A former Fairbury man is realizing his dreams of playing the jaw harp to wider audience after keeping his musical talent a secret for 43 years.
Jim Headley, who was the editor at the local newspaper, made the trip to Cottage Grove, Ore., setting out Monday morning with a case of jaw harps, determined to rock the house during the 22 Annual Jew’s Harp Festival. He traveled well over 1,000 miles, taking in the sights in six states along the way.
During his time on the road, Headley reflected on how he first got hooked on playing the jaw harp.
“I was 12 years old when I found the jaw harp. I was on my way to Boy Scout Camp, and on my way to camp, we stopped at the Fort Laramie National Historic Site. There was a reenactor there cleaning this strange-sounding harp outside of the general store there. I really, really liked the sound he was creating,” he said.
Headley decided to buy a jaw harp, known as a Snoopy Harp, a $4 investment that turned into a life of creativity and fun. From the time he bought the instrument, he became enamored with it, practicing every sound and tone it could make.
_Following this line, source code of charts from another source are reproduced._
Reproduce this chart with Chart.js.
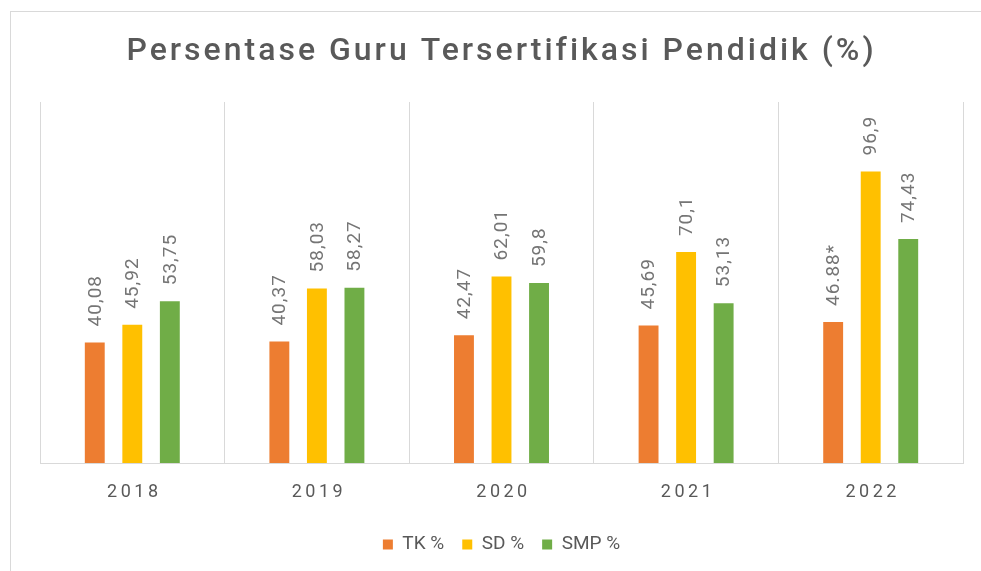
<!DOCTYPE html>
<html>
<head>
  <meta charset="UTF-8">
  <title>Persentase Guru Tersertifikasi Pendidik (%)</title>
  <script src="https://cdn.jsdelivr.net/npm/chart.js"></script>
  <style>
    html, body { margin: 0; padding: 0; background: #fff; overflow: hidden; }
    #wrap { position: relative; width: 981px; height: 571px; }
    #frame { position: absolute; left: 10px; top: 11px; width: 1000px; height: 600px; border: 1px solid #d9d9d9; box-sizing: border-box; }
    canvas { position: absolute; left: 0; top: 0; }
  </style>
</head>
<body>
<div id="wrap">
  <div id="frame"></div>
  <canvas id="chart" width="981" height="571"></canvas>
</div>
<script>
  const titleText = 'Persentase Guru Tersertifikasi Pendidik (%)';
  const years = ['2018', '2019', '2020', '2021', '2022'];
  const tkValues = [40.08, 40.37, 42.47, 45.69, 46.88];
  const sdValues = [45.92, 58.03, 62.01, 70.1, 96.9];
  const smpValues = [53.75, 58.27, 59.8, 53.13, 74.43];
  // the 2022 TK figure is printed differently in the source (dot + asterisk)
  const tkLabelOverride = { 4: '46.88*' };

  const textColor = '#595959';
  const labelColor = '#757575';
  const fontFamily = 'Roboto, "DejaVu Sans", sans-serif';

  function fmt(v) {
    return String(v).replace('.', ',');
  }

  // title + x labels drawn here so we can use letter spacing like the original
  const spacedText = {
    id: 'spacedText',
    afterDraw(chart) {
      const ctx = chart.ctx;
      const area = chart.chartArea;
      const x = chart.scales.x;
      ctx.save();
      ctx.fillStyle = textColor;
      ctx.textAlign = 'center';
      ctx.textBaseline = 'middle';

      ctx.font = '500 32px ' + fontFamily;
      ctx.letterSpacing = '3px';
      ctx.fillText(titleText, (area.left + area.right) / 2, 52);

      ctx.font = '18px ' + fontFamily;
      ctx.letterSpacing = '3.5px';
      years.forEach((y, i) => {
        ctx.fillText(y, x.getPixelForValue(i) + 2, area.bottom + 29);
      });
      ctx.restore();
    }
  };

  const barLabels = {
    id: 'barLabels',
    afterDatasetsDraw(chart) {
      const ctx = chart.ctx;
      ctx.save();
      ctx.fillStyle = labelColor;
      ctx.font = '19px ' + fontFamily;
      ctx.letterSpacing = '1px';
      ctx.textAlign = 'left';
      ctx.textBaseline = 'middle';
      chart.data.datasets.forEach((ds, di) => {
        chart.getDatasetMeta(di).data.forEach((bar, i) => {
          let txt = fmt(ds.data[i]);
          if (di === 0 && tkLabelOverride[i]) txt = tkLabelOverride[i];
          ctx.save();
          ctx.translate(bar.x, bar.y - 16);
          ctx.rotate(-Math.PI / 2);
          ctx.fillText(txt, 0, 1);
          ctx.restore();
        });
      });
      ctx.restore();
    }
  };

  new Chart(document.getElementById('chart'), {
    type: 'bar',
    data: {
      labels: years,
      datasets: [
        { label: 'TK %', data: tkValues, backgroundColor: '#ED7D31' },
        { label: 'SD %', data: sdValues, backgroundColor: '#FFC000' },
        { label: 'SMP %', data: smpValues, backgroundColor: '#70AD47' }
      ]
    },
    options: {
      responsive: false,
      animation: false,
      devicePixelRatio: 1,
      categoryPercentage: 0.61,
      barPercentage: 0.53,
      layout: { padding: { top: 102, left: 40, right: 18, bottom: 7 } },
      plugins: {
        title: { display: false },
        tooltip: { enabled: false },
        legend: {
          position: 'bottom',
          labels: {
            boxWidth: 10,
            boxHeight: 10,
            padding: 18,
            color: textColor,
            font: { family: fontFamily, size: 19 }
          }
        }
      },
      scales: {
        x: {
          ticks: { display: false },
          grid: { color: '#d9d9d9', drawTicks: false, offset: true },
          border: { color: '#d9d9d9' },
          afterFit(scale) { scale.height = 54; }
        },
        y: {
          display: false,
          min: 0,
          max: 120
        }
      }
    },
    plugins: [spacedText, barLabels]
  });
</script>
</body>
</html>
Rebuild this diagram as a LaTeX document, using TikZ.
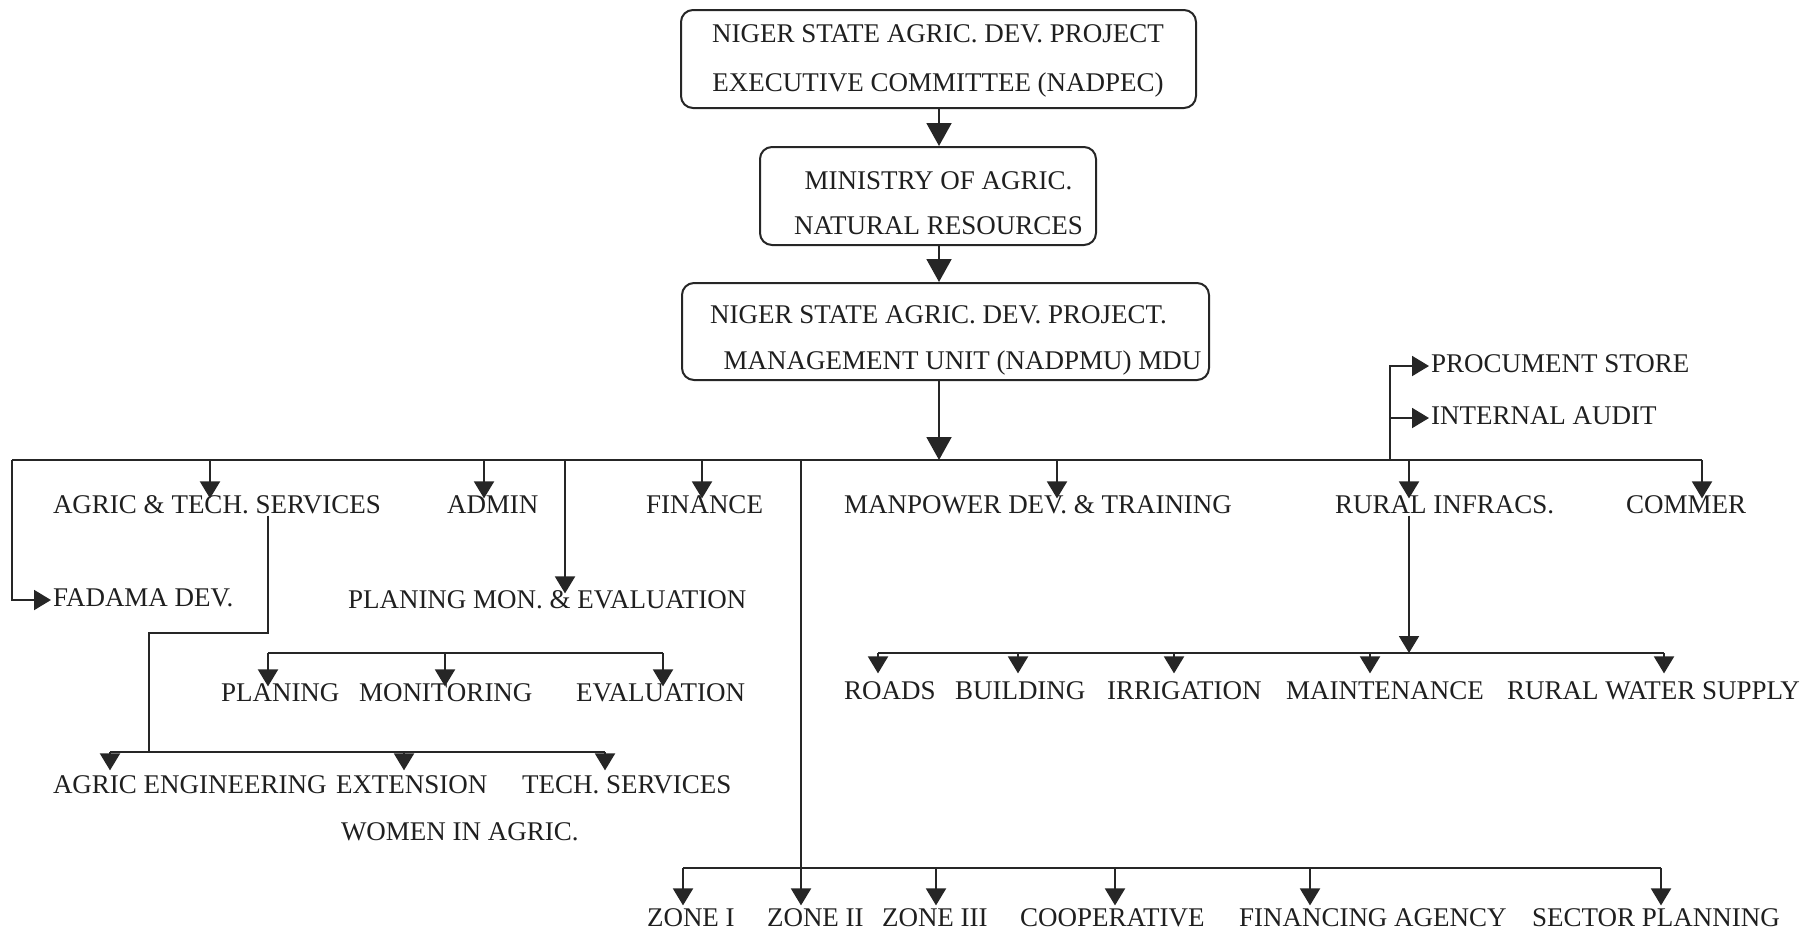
\documentclass[tikz,border=0pt]{standalone}
\usepackage{fontspec}
\setmainfont{Liberation Serif}
\usetikzlibrary{arrows.meta}
\begin{document}
\begin{tikzpicture}[x=0.5pt,y=-0.5pt,
  lbl/.style={inner sep=0pt, outer sep=1pt, text height=0.66em, text depth=0pt,
    font=\fontsize{13.5}{16}\selectfont, text=black!88},
  lblw/.style={lbl, anchor=west},
  box/.style={draw=black!85, rounded corners=6pt, line width=1pt, inner sep=0pt},
  ln/.style={line width=1pt, draw=black!85},
  arr/.style={ln, -{Triangle[length=8.5pt,width=10pt]}},
  bigarr/.style={ln, -{Triangle[length=11.5pt,width=12.5pt]}},
  far/.style={shorten >=5.5pt},
]
\useasboundingbox (0,0) rectangle (1819,938);

% top boxes
\node[box, minimum width=257.5pt, minimum height=49pt] (b1) at (938.5,59) {};
\node[box, minimum width=168pt, minimum height=49pt] (b2) at (928,196) {};
\node[box, minimum width=263.5pt, minimum height=48.5pt] (b3) at (945.5,331.5) {};
\node[lbl] (t1a) at (938,36) {NIGER STATE AGRIC. DEV. PROJECT};
\node[lbl] (t1b) at (938,85) {EXECUTIVE COMMITTEE (NADPEC)};
\node[lbl] (t2a) at (938.5,183) {MINISTRY OF AGRIC.};
\node[lbl] (t2b) at (938.5,228) {NATURAL RESOURCES};
\node[lbl] (t3a) at (938.5,317) {NIGER STATE AGRIC. DEV. PROJECT.};
\node[lbl] (t3b) at (962.5,363) {MANAGEMENT UNIT (NADPMU) MDU};

\coordinate (cx) at (939,0);
\coordinate (busC) at (939,460);
\draw[bigarr] (b1.south -| cx) -- (b2.north -| cx);
\draw[bigarr] (b2.south -| cx) -- (b3.north -| cx);
\draw[bigarr] (b3.south -| cx) -- (busC);

% main bus
\coordinate (busL) at (12,460);
\coordinate (busR) at (1702,460);
\draw[ln] (busL) -- (busR);
\coordinate (mAts) at (210,460);
\coordinate (mAdm) at (484,460);
\coordinate (mPme) at (565,460);
\coordinate (mFin) at (702,460);
\coordinate (mZone) at (801,460);
\coordinate (mMan) at (1057,460);
\coordinate (mProc) at (1390,460);
\coordinate (mRur) at (1409,460);

% first level
\node[lblw] (ats) at (51,507) {AGRIC \& TECH. SERVICES};
\node[lblw] (adm) at (445,507) {ADMIN};
\node[lblw] (fin) at (644,507) {FINANCE};
\node[lblw] (man) at (842,507) {MANPOWER DEV. \& TRAINING};
\node[lblw] (rur) at (1333,507) {RURAL INFRACS.};
\node[lblw] (com) at (1624,507) {COMMER};
\draw[arr] (mAts) -- (mAts |- ats.north);
\draw[arr] (mAdm) -- (mAdm |- adm.north);
\draw[arr] (mFin) -- (mFin |- fin.north);
\draw[arr] (mMan) -- (mMan |- man.north);
\draw[arr] (mRur) -- (mRur |- rur.north);
\draw[arr] (busR) -- (busR |- com.north);

% procurement / audit
\node[lblw] (pro) at (1429,366) {PROCUMENT STORE};
\node[lblw] (aud) at (1429,418) {INTERNAL AUDIT};
\draw[arr] (mProc) |- (pro.west);
\draw[arr] (mProc |- aud.west) -- (aud.west);

% fadama
\node[lblw] (fad) at (51,600) {FADAMA DEV.};
\draw[arr] (busL) |- (fad.west);

% planning mon & evaluation
\node[lblw] (pme) at (346,602) {PLANING MON. \& EVALUATION};
\draw[arr] (mPme) -- (mPme |- pme.north);
\coordinate (pL) at (268,653);
\coordinate (pM) at (445,653);
\coordinate (pR) at (663,653);
\draw[ln] (pL) -- (pR);
\node[lblw] (pla) at (219,695) {PLANING};
\node[lblw] (mon) at (357,695) {MONITORING};
\node[lblw] (eva) at (574,695) {EVALUATION};
\draw[arr] (pL) -- (pL |- pla.north);
\draw[arr] (pM) -- (pM |- mon.north);
\draw[arr] (pR) -- (pR |- eva.north);

% agric engineering branch
\coordinate (aeX) at (268,633);
\coordinate (aeJ) at (149,633);
\coordinate (aeB) at (149,752);
\draw[ln] (aeX |- ats.south) -- (aeX) -- (aeJ) -- (aeB);
\coordinate (aL) at (110,752);
\coordinate (aM) at (404,752);
\coordinate (aR) at (605,752);
\draw[ln] (aL) -- (aR);
\node[lblw] (aen) at (51,787) {AGRIC ENGINEERING};
\node[lblw] (ext) at (334,787) {EXTENSION};
\node[lblw] (tec) at (520,787) {TECH. SERVICES};
\node[lblw] (wom) at (339,834) {WOMEN IN AGRIC.};
\draw[arr, shorten >=4pt] (aL) -- (aL |- aen.north);
\draw[arr, shorten >=4pt] (aM) -- (aM |- ext.north);
\draw[arr, shorten >=4pt] (aR) -- (aR |- tec.north);

% rural infrastructure branch
\coordinate (rB) at (1409,653);
\draw[arr] (rur.south -| mRur) -- (rB);
\coordinate (rL) at (878,653);
\coordinate (rBu) at (1018,653);
\coordinate (rIr) at (1174,653);
\coordinate (rMa) at (1370,653);
\coordinate (rR) at (1664,653);
\draw[ln] (rL) -- (rR);
\node[lblw] (roa) at (842,693) {ROADS};
\node[lblw] (bui) at (953,693) {BUILDING};
\node[lblw] (irr) at (1105,693) {IRRIGATION};
\node[lblw] (mai) at (1284,693) {MAINTENANCE};
\node[lblw] (rws) at (1505,693) {RURAL WATER SUPPLY};
\draw[arr, far] (rL) -- (rL |- roa.north);
\draw[arr, far] (rBu) -- (rBu |- bui.north);
\draw[arr, far] (rIr) -- (rIr |- irr.north);
\draw[arr, far] (rMa) -- (rMa |- mai.north);
\draw[arr, far] (rR) -- (rR |- rws.north);

% zones branch
\coordinate (zL) at (683,868);
\coordinate (z3x) at (936,868);
\coordinate (zcx) at (1115,868);
\coordinate (zfx) at (1310,868);
\coordinate (zR) at (1661,868);
\draw[ln] (zL) -- (zR);
\node[lblw] (z1) at (645,920) {ZONE I};
\node[lblw] (z2) at (765,920) {ZONE II};
\node[lblw] (z3) at (880,920) {ZONE III};
\node[lblw] (coo) at (1018,920) {COOPERATIVE};
\node[lblw] (fag) at (1237,920) {FINANCING AGENCY};
\node[lblw] (spl) at (1530,920) {SECTOR PLANNING};
\draw[arr, shorten >=3pt] (mZone) -- (mZone |- z2.north);
\draw[arr, shorten >=3pt] (zL) -- (zL |- z1.north);
\draw[arr, shorten >=3pt] (z3x) -- (z3x |- z3.north);
\draw[arr, shorten >=3pt] (zcx) -- (zcx |- coo.north);
\draw[arr, shorten >=3pt] (zfx) -- (zfx |- fag.north);
\draw[arr, shorten >=3pt] (zR) -- (zR |- spl.north);
\end{tikzpicture}
\end{document}
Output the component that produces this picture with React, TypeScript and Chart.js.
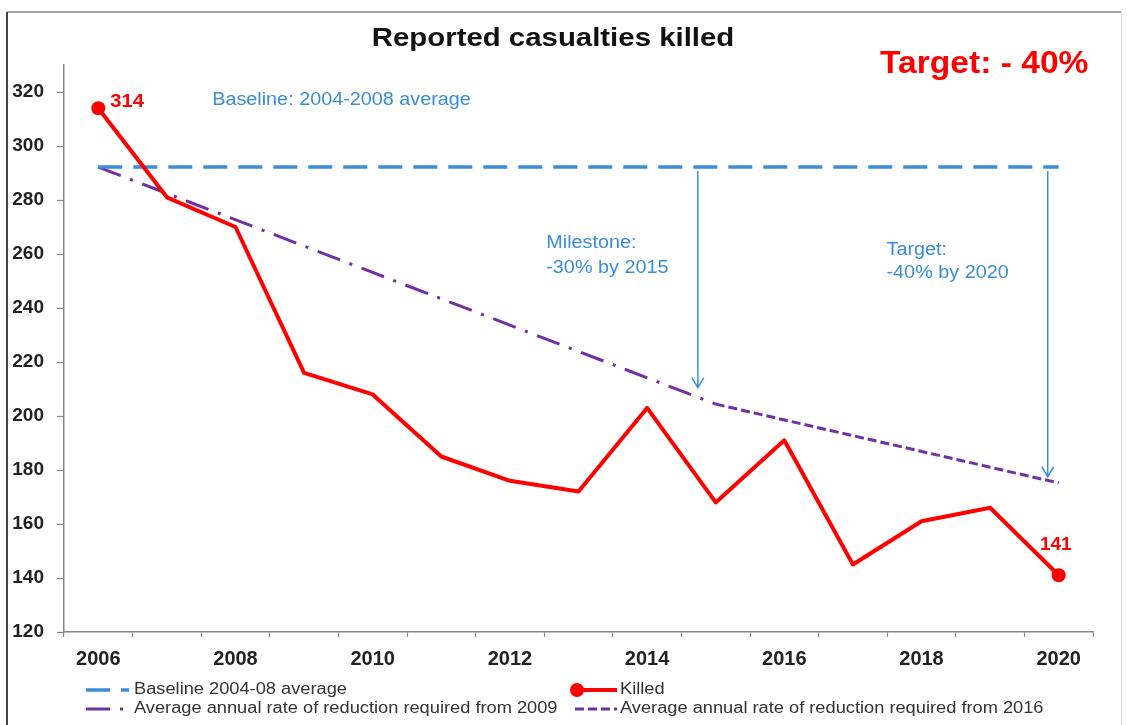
import React, { useEffect, useRef } from "react";
import { Chart, registerables } from "chart.js";

Chart.register(...registerables);

const FONT = '"Liberation Sans", Arial, Helvetica, sans-serif';

// ---- data ----
const years = ["2006", "2007", "2008", "2009", "2010", "2011", "2012", "2013", "2014", "2015", "2016", "2017", "2018", "2019", "2020"];
const xTickLabels = ["2006", "2008", "2010", "2012", "2014", "2016", "2018", "2020"];
const killed = [314, 281, 270, 216, 208, 185, 176, 172, 203, 168, 191, 145, 161, 166, 141];
const baseline = [292.2, null, null, null, null, null, null, null, null, null, null, null, null, null, 292.2];
const reduction2009 = [292.2, null, null, null, null, null, null, null, null, 204.4, null, null, null, null, null];
const reduction2016 = [null, null, null, null, null, null, null, null, null, 204.4, null, null, null, null, 175.2];
const yMin = 120;
const yMax = 330;
const yStep = 20;
// arrows: category position (fractional index) and arrow tip value
const arrowIndex = [8.74, 13.84];
const arrowTip = [210.5, 177.5];
const labelledPoints = [0, 14];

const RED = "#ff0000";
const BLUE = "#3a8dd6";
const PURPLE = "#7030a0";

function stretchText(
  ctx: CanvasRenderingContext2D,
  text: string,
  x: number,
  y: number,
  font: string,
  color: string,
  align: CanvasTextAlign,
  sx: number
) {
  ctx.save();
  ctx.font = font;
  ctx.fillStyle = color;
  ctx.textAlign = align;
  ctx.textBaseline = "middle";
  ctx.translate(x, y);
  ctx.scale(sx, 1);
  ctx.fillText(text, 0, 0);
  ctx.restore();
}

const overlay = {
  id: "overlay",
  beforeDraw(chart: any) {
    const ctx = chart.ctx;
    ctx.save();
    ctx.fillStyle = "#ffffff";
    ctx.fillRect(0, 0, chart.width, chart.height);
    ctx.restore();
  },
  afterDraw(chart: any) {
    const ctx: CanvasRenderingContext2D = chart.ctx;
    const xs = chart.scales.x;
    const ys = chart.scales.y;
    ctx.save();

    // frame
    ctx.strokeStyle = "#444";
    ctx.lineWidth = 2;
    ctx.beginPath();
    ctx.moveTo(7, 725);
    ctx.lineTo(7, 12);
    ctx.stroke();
    ctx.lineWidth = 1.2;
    ctx.beginPath();
    ctx.moveTo(7, 12);
    ctx.lineTo(1121, 12);
    ctx.stroke();
    ctx.strokeStyle = "#d8d8d8";
    ctx.lineWidth = 1;
    ctx.beginPath();
    ctx.moveTo(1121.5, 12);
    ctx.lineTo(1121.5, 725);
    ctx.stroke();

    // title
    stretchText(ctx, "Reported casualties killed", 553, 39, `bold 26px ${FONT}`, "#111", "center", 1.13);
    stretchText(ctx, "Target: - 40%", 880, 64, `bold 32px ${FONT}`, RED, "left", 1.05);

    // annotation texts
    const af = `18px ${FONT}`;
    const asx = 1.1;
    stretchText(ctx, "Baseline: 2004-2008 average", xs.getPixelForValue(1.66), ys.getPixelForValue(317), af, BLUE, "left", asx);
    stretchText(ctx, "Milestone:", xs.getPixelForValue(6.53), ys.getPixelForValue(264), af, BLUE, "left", asx);
    stretchText(ctx, "-30% by 2015", xs.getPixelForValue(6.53), ys.getPixelForValue(254.8), af, BLUE, "left", asx);
    stretchText(ctx, "Target:", xs.getPixelForValue(11.49), ys.getPixelForValue(261.5), af, BLUE, "left", asx);
    stretchText(ctx, "-40% by 2020", xs.getPixelForValue(11.49), ys.getPixelForValue(253), af, BLUE, "left", asx);

    // arrows
    ctx.strokeStyle = BLUE;
    ctx.lineWidth = 1.5;
    const baseY = ys.getPixelForValue(baseline[0] as number);
    arrowIndex.forEach((ix, i) => {
      const ax = xs.getPixelForValue(ix);
      const ty = ys.getPixelForValue(arrowTip[i]);
      ctx.beginPath();
      ctx.moveTo(ax, baseY + 4);
      ctx.lineTo(ax, ty);
      ctx.moveTo(ax - 6, ty - 10);
      ctx.lineTo(ax, ty);
      ctx.lineTo(ax + 6, ty - 10);
      ctx.stroke();
    });

    // data labels
    const meta = chart.getDatasetMeta(0);
    const p0 = meta.data[labelledPoints[0]];
    stretchText(ctx, String(killed[labelledPoints[0]]), p0.x + 12, p0.y - 6, `bold 18px ${FONT}`, RED, "left", 1.12);
    const p1 = meta.data[labelledPoints[1]];
    stretchText(ctx, String(killed[labelledPoints[1]]), p1.x - 3, p1.y - 30, `bold 18px ${FONT}`, RED, "center", 1.05);

    // legend
    const ds = chart.data.datasets;
    const items = [
      { d: ds[1], x: 86, y: 690, len: 43, text: ds[1].label, tx: 134, marker: false },
      { d: ds[0], x: 577, y: 690, len: 40, text: ds[0].label, tx: 620, marker: true },
      { d: ds[2], x: 86, y: 709, len: 43, text: ds[2].label, tx: 134, marker: false },
      { d: ds[3], x: 575, y: 709, len: 42, text: ds[3].label, tx: 620, marker: false },
    ];
    items.forEach((it) => {
      ctx.save();
      ctx.strokeStyle = it.d.borderColor;
      ctx.lineWidth = it.d.borderWidth;
      ctx.setLineDash(it.d.borderDash || []);
      ctx.beginPath();
      ctx.moveTo(it.x, it.y);
      ctx.lineTo(it.x + it.len, it.y);
      ctx.stroke();
      ctx.restore();
      if (it.marker) {
        ctx.fillStyle = it.d.borderColor;
        ctx.beginPath();
        ctx.arc(it.x, it.y, 7, 0, Math.PI * 2);
        ctx.fill();
      }
      stretchText(ctx, it.text, it.tx, it.y, `16px ${FONT}`, "#333", "left", 1.14);
    });

    ctx.restore();
  },
};

export default function App() {
  const ref = useRef<HTMLCanvasElement>(null);
  useEffect(() => {
    if (!ref.current) return;
    const radii = killed.map((_, i) => (labelledPoints.includes(i) ? 7 : 0));
    const chart = new Chart(ref.current, {
      type: "line",
      data: {
        labels: years,
        datasets: [
          {
            label: "Killed",
            data: killed,
            borderColor: RED,
            backgroundColor: RED,
            borderWidth: 4,
            pointRadius: radii,
            pointHoverRadius: radii,
            pointBackgroundColor: RED,
            pointBorderWidth: 0,
            borderJoinStyle: "round",
            tension: 0,
          },
          {
            label: "Baseline 2004-08 average",
            data: baseline,
            borderColor: BLUE,
            borderWidth: 3.5,
            borderDash: [24, 11],
            pointRadius: 0,
            spanGaps: true,
          },
          {
            label: "Average annual rate of reduction required from 2009",
            data: reduction2009,
            borderColor: PURPLE,
            borderWidth: 3,
            borderDash: [24, 10, 3, 10],
            pointRadius: 0,
            spanGaps: true,
          },
          {
            label: "Average annual rate of reduction required from 2016",
            data: reduction2016,
            borderColor: PURPLE,
            borderWidth: 3,
            borderDash: [9, 4],
            pointRadius: 0,
            spanGaps: true,
          },
        ] as any,
      },
      options: {
        animation: false,
        responsive: false,
        layout: { padding: { top: 65, right: 34, bottom: 0, left: 0 } },
        plugins: {
          legend: { display: false },
          title: { display: false },
          tooltip: { enabled: false },
        },
        scales: {
          x: {
            type: "category",
            offset: true,
            grid: {
              offset: true,
              drawOnChartArea: false,
              tickLength: 5,
              tickColor: "#888",
              tickWidth: 1.2,
            },
            border: { color: "#888", width: 1.5 },
            ticks: {
              autoSkip: false,
              maxRotation: 0,
              padding: 10,
              color: "#222",
              font: { family: FONT, size: 20, weight: "bold" },
              callback: (_v: any, i: number) => (xTickLabels.includes(years[i]) ? years[i] : ""),
            },
            afterFit: (s: any) => {
              s.height = 93;
            },
          },
          y: {
            min: yMin,
            max: yMax,
            grid: {
              drawOnChartArea: false,
              tickLength: 7,
              tickColor: "#888",
              tickWidth: 1.2,
            },
            border: { color: "#888", width: 1.5 },
            ticks: {
              stepSize: yStep,
              includeBounds: false,
              padding: 13,
              color: "#222",
              font: { family: FONT, size: 19, weight: "bold" },
            },
            afterFit: (s: any) => {
              s.width = 64;
            },
          },
        },
      } as any,
      plugins: [overlay],
    });
    return () => chart.destroy();
  }, []);
  return (
    <div style={{ position: "absolute", left: 0, top: 0, width: 1127, height: 725, background: "#fff" }}>
      <canvas ref={ref} width={1127} height={725} style={{ width: 1127, height: 725, display: "block" }} />
    </div>
  );
}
Quickly his collection grew as he stumbled across more and more of the harps at flea markets and garage sales.
It was only within the past year that Headley became comfortable playing the instrument’s music in front of other people. Headley adheres to the Bluegrass genre, though, from time to time he catches himself playing country and even rock.
“I spent years and years, and even decades trying to play this darn thing, and I got pretty good,” said Headley. “I was able to play with some rock and roll, and play with some country, which was fun. But every time I pulled out the jaw harp, they looked at me like I was some kind of circus freak. The noise it makes is just insane, and if you don’t control that noise perfectly, it gets out of control very quickly.
I’ve been playing at home, by myself for 43 years. I never really did venture out in public, but about a year ago I started playing with some other musicians around Hastings. It really brought me out of my shell,” Headley continued.
Even after becoming more and more comfortable with playing the jaw harp, Headley never believed that he would become the headline act at a music festival. He continued working diligently with the harp and discovered the North American Jaw Harp Association, which hosted an annual Jew’s Harp Festival in Oregon. The only problem that the association stopped having the festival, but that changed as jaw harp performers from across the United States, including Headley, showed interest in reviving the event. The Annual North American Jew’s Harp festival was revived by the association for the first time since 2012.
“I always thought that the festival would be really great to go to, but I never thought I could do it. I was able to do it, so I decided to take this trip. It was an incredible moment in my life. I can’t believe that this even happened and that this is real. I am so, so very happy to be here in Cottage Grove,” he said.
He took to the stage on Friday evening as the main performance at the festival, as he played a variety of music with his jaw harp and a washboard. On Saturday, the festival hosted a band scramble, where performers from different bands teamed up to play. Headley explained that it was the first time any of them had played together, since there were performers from throughout the country at the show. They practiced for one hour, which led to an experience Headley believes is life-changing.
“That band scramble was just incredible. We played a half-hour-long song and these people had never played together, ever. It was interesting because two of the people we played with weren’t even at the practice, but they joined us and it went really well. Before this festival, I’ve never been in a room with anyone who could play a jaw harp. Not even once. Then suddenly, I’m on a national stage with some incredible players.
“When we started, we knew we had a song, but we didn’t know where we wanted to go with it,” Headley continued. “It was challenge, but it sounded amazing. It was so good. I’m still blown away by how unique it sounded having these great musicians playing together.”
Headley returned from the festival with a sense of hope for the future. He plans to continue making music with the jaw harp because, as he said, “It’s something I just have to do.”
“I don’t feel so alone anymore. I always felt alone in playing the Jew’s Harp my whole life, but there’s a great community that plays the same instrument, and they play it well! These people are the best of the best. It’s just that incredible. I’m really glad that we made this trip. This trip has been incredible.”